Now that we have our own GMM classification, it is good to perform a check of accuracy against the existing ESA classification. This can be done using a confusion matrix, similar to what was done in Week 1 of this course.

The following code will quantify our echo classification against the ESA official classification using a confusion matrix.
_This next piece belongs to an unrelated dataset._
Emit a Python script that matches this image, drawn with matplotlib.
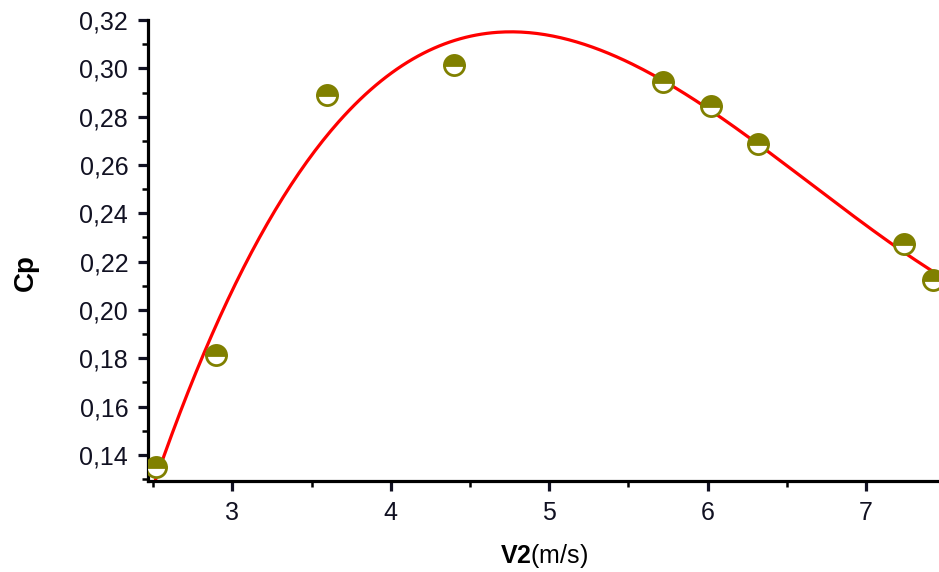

Some cleaning of the data must be done first, however, as the labels for GMM and ESA are assigned differently (ESA assigns 2 to leads and GMM assigns 1 to leads).

In [None]:
# Convert class_counts into a list containing 5013 0's and 1836 1's (0 = ice, 1 = lead)
gmm_labels = np.concatenate([[key] * value for key, value in class_counts.items()])

In [None]:
# Filter out ice and lead flags (1 = ice and 2 = leads)
esa_labels = flag_cleaned[(flag_cleaned == 1) | (flag_cleaned == 2)]

# Shift all labels down by one so that the same schema is being used for gmm_labels and esa_labels (e.g. 0 = ice, 1 = lead)
esa_labels = esa_labels - 1

In [None]:
import numpy as np
import matplotlib.pyplot as plt
import seaborn as sns
from sklearn.metrics import confusion_matrix, accuracy_score, classification_report

# Replace 'y_true' and 'y_pred' with your actual and predicted labels
y_true = esa_labels
y_pred = gmm_labels

# Compute confusion matrix
cm = confusion_matrix(y_true, y_pred)

# Calculate accuracy
accuracy = accuracy_score(y_true, y_pred)

# Display classification report
report = classification_report(y_true, y_pred)
print("Classification Report:\n", report)

# Plot confusion matrix
plt.figure(figsize=(8, 6))
sns.heatmap(cm, annot=True, fmt="d", cmap="Blues", cbar=False)
plt.title("Confusion Matrix")
plt.xlabel("Predicted Labels")
plt.ylabel("True Labels")
plt.show()

# Display accuracy
print(f"Accuracy: {accuracy:.2f}")


As we can see, the GMM classification is 76% accurate against the ESA classification.